What West Virginia Law Says About Child Abuse
West Virginia law draws a clear line between lawful parental discipline and criminal child abuse. Under West Virginia Code section 61-8D-3, a person responsible for the care of a child can be charged with felony child abuse if they intentionally inflict bodily injury on a child or allow it to occur.[3] The statute covers conduct that results in physical harm, even if the injuries are not permanently disabling.
According to the complaint and reporting by Law & Crime, prosecutors in Barbour County charged Crites with three felony counts under this statute, each tied to alleged incidents of physical abuse described in the boy’s interview.[2] Each charge, if proven, could carry significant prison time and fines as set out in state law.
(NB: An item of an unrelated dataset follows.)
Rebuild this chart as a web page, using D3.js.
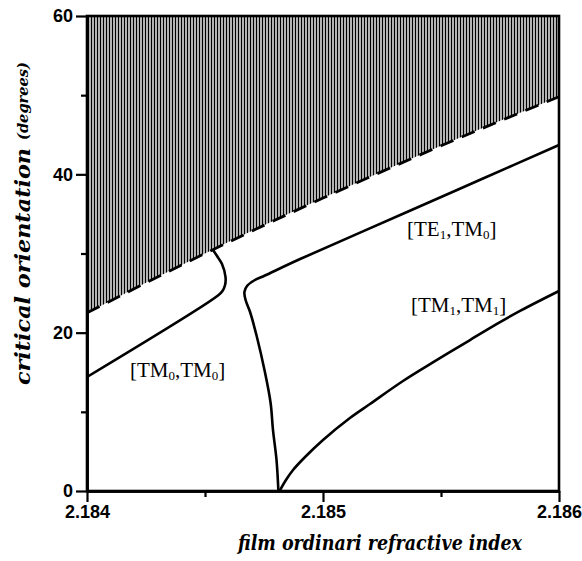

Court records cited by Law & Crime indicate that Crites was being held at the Tygart Valley Regional Jail, with bond set at $100,000. She was scheduled for a disposition hearing in magistrate’s court. The criminal complaint and public reporting do not specify whether she has entered a plea or whether an attorney has publicly responded to the allegations.[2]
As in any criminal case, Crites is presumed innocent unless and until prosecutors prove the charges beyond a reasonable doubt in court.
Gaps In The Public Record
While the complaint provides extensive detail about the boy’s statements, several key facts remain unclear in publicly available documents. The filing does not specify Crites’s exact relationship to the alleged victim, referring to him only as a juvenile living in the same home. It also notes that she resided with “other minor children” but does not list their ages or whether any protective custody steps were taken after her arrest.[1]
The document does not describe any injuries observed by law enforcement at the time of the report, nor does it indicate whether the boy had been examined by medical professionals to document bruising or other harm. It also does not mention any criminal charges against Crites’s boyfriend, leaving his legal status in relation to the case unknown.
There is also no information in the complaint about the exact temperature or duration of the incident when the boy was allegedly forced outside in the cold. The phrase “freezing cold” appears in the narrative, but without further detail about weather conditions or how long he remained outside.[2]
What Comes Next
The next significant developments in the case will likely occur in the Barbour County courts, where prosecutors must present evidence to support the three felony counts and where any defense attorney for Crites can contest the allegations. As of the latest publicly available documents, no trial date was noted.
For now, the most detailed account of what may have happened inside the Belington home comes from a series of taped interviews and a single sworn criminal complaint. Whether additional evidence will emerge in court, and what it will reveal about the boy’s description of the “attitude adjuster” and the other children who lived in the home, remains an open question.